▸ Data shown:

· · · · ·

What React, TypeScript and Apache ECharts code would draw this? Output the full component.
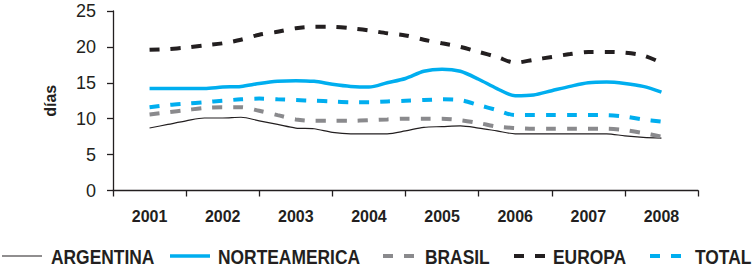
import React, { useEffect, useRef } from "react";
import * as echarts from "echarts";

const years = ["2001", "2002", "2003", "2004", "2005", "2006", "2007", "2008"];
const yTicks = [0, 5, 10, 15, 20, 25];

// quarterly readings, 2001 Q1 ... 2008 Q1 (29 points)
const argentina = [8.7, 9.2, 9.7, 10.1, 10.1, 10.2, 9.7, 9.2, 8.7, 8.6, 8.1, 7.9, 7.9, 7.9, 8.3, 8.8, 8.9, 9.0, 8.7, 8.3, 7.9, 7.9, 7.9, 7.9, 7.9, 7.9, 7.6, 7.4, 7.3];
const norteamerica = [14.2, 14.2, 14.2, 14.2, 14.4, 14.5, 14.9, 15.2, 15.3, 15.2, 14.8, 14.5, 14.4, 15.0, 15.6, 16.6, 16.9, 16.6, 15.5, 14.2, 13.2, 13.3, 13.9, 14.5, 15.0, 15.1, 14.9, 14.5, 13.7];
const brasil = [10.6, 10.9, 11.2, 11.5, 11.6, 11.6, 11.1, 10.5, 9.9, 9.7, 9.7, 9.7, 9.8, 9.9, 10.0, 10.0, 10.0, 9.8, 9.4, 8.9, 8.7, 8.6, 8.6, 8.6, 8.6, 8.6, 8.4, 8.0, 7.5];
const europa = [19.6, 19.7, 19.9, 20.2, 20.5, 21.0, 21.7, 22.1, 22.6, 22.8, 22.8, 22.6, 22.3, 21.9, 21.6, 21.0, 20.5, 20.0, 19.3, 18.6, 17.8, 18.2, 18.6, 19.0, 19.3, 19.3, 19.2, 18.8, 17.8];
const total = [11.6, 11.9, 12.1, 12.3, 12.5, 12.7, 12.8, 12.7, 12.6, 12.5, 12.4, 12.3, 12.3, 12.4, 12.5, 12.6, 12.7, 12.6, 11.9, 11.2, 10.5, 10.5, 10.5, 10.5, 10.5, 10.5, 10.3, 9.9, 9.6];

const BLUE = "#00AEEF";
const DARK = "#231F20";
const GRAY = "#8A8A8D";
const SANS = "'Liberation Sans', Arial, sans-serif";

const toPoints = (vals: number[]) => vals.map((v, i) => [Number(years[0]) + i / 4, v]);

export default function App() {
  const ref = useRef<HTMLDivElement>(null);
  useEffect(() => {
    if (!ref.current) return;
    const chart = echarts.init(ref.current, undefined, { renderer: "svg" });
    const dash = [10, 11];
    const seriesDefs = [
      { name: "ARGENTINA", data: argentina, color: DARK, width: 1.2, type: "solid" as any },
      { name: "NORTEAMERICA", data: norteamerica, color: BLUE, width: 3.5, type: "solid" as any },
      { name: "BRASIL", data: brasil, color: GRAY, width: 4, type: dash as any },
      { name: "EUROPA", data: europa, color: DARK, width: 4, type: dash as any },
      { name: "TOTAL", data: total, color: BLUE, width: 4, type: dash as any },
    ];
    const legendPos = [
      { x1: 2, x2: 42, tx: 51 },
      { x1: 170, x2: 210, tx: 218 },
      { x1: 383, x2: 417, tx: 425 },
      { x1: 514, x2: 547, tx: 553 },
      { x1: 650, x2: 682, tx: 695 },
    ];
    const legendY = 256;
    const graphic: any[] = [];
    seriesDefs.forEach((s, i) => {
      const p = legendPos[i];
      graphic.push({
        type: "line",
        shape: { x1: p.x1, y1: legendY, x2: p.x2, y2: legendY },
        style: {
          stroke: s.color,
          lineWidth: s.width,
          lineDash: Array.isArray(s.type) ? s.type : null,
        },
        silent: true,
      });
      graphic.push({
        type: "text",
        x: p.tx,
        y: legendY + 1,
        scaleX: 0.87,
        style: {
          text: s.name,
          fontFamily: SANS,
          fontWeight: "bold",
          fontSize: 20,
          fill: DARK,
          verticalAlign: "middle",
          align: "left",
        },
        silent: true,
      });
    });
    chart.setOption({
      animation: false,
      grid: { left: 113, right: 57, top: 11, bottom: 78.5, containLabel: false },
      graphic,
      xAxis: [
        {
          type: "category",
          data: years,
          boundaryGap: true,
          axisLine: { lineStyle: { color: DARK, width: 1.3 } },
          axisTick: { show: true, interval: 0, length: 6, lineStyle: { color: DARK, width: 1.3 } },
          axisLabel: {
            interval: 0,
            margin: 18,
            fontFamily: SANS,
            fontWeight: "bold",
            fontSize: 16,
            color: DARK,
          },
        },
        {
          type: "value",
          min: 2000.5,
          max: 2008.5,
          show: false,
        },
      ],
      yAxis: {
        type: "value",
        min: 0,
        max: 25,
        interval: 5,
        name: "días",
        nameLocation: "middle",
        nameGap: 55,
        nameTextStyle: { fontFamily: SANS, fontWeight: "bold", fontSize: 16, color: DARK },
        axisLine: { show: true, lineStyle: { color: DARK, width: 1.3 } },
        axisTick: { show: true, length: 6, lineStyle: { color: DARK, width: 1.3 } },
        axisLabel: {
          margin: 17,
          fontFamily: SANS,
          fontSize: 18,
          color: DARK,
          formatter: (v: number) => (yTicks.includes(v) ? String(v) : ""),
        },
        splitLine: { show: false },
      },
      series: seriesDefs.map((s) => ({
        name: s.name,
        type: "line",
        xAxisIndex: 1,
        data: toPoints(s.data),
        smooth: 0.3,
        symbol: "none",
        showSymbol: false,
        color: s.color,
        lineStyle: { color: s.color, width: s.width, type: s.type, cap: "butt" },
      })),
    });
    return () => chart.dispose();
  }, []);
  return (
    <div
      ref={ref}
      style={{ position: "fixed", left: 0, top: 0, width: 755, height: 269, background: "#fff" }}
    />
  );
}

· · · · ·

▸ Exercise goal: From the opening line of the listing above through the line bearing "const yTicks = [0, 5, 10, 15, 20, 25];", repeat each line exactly. Drop every picture.

▸ Finished task:
What React, TypeScript and Apache ECharts code would draw this? Output the full component.
import React, { useEffect, useRef } from "react";
import * as echarts from "echarts";

const years = ["2001", "2002", "2003", "2004", "2005", "2006", "2007", "2008"];
const yTicks = [0, 5, 10, 15, 20, 25];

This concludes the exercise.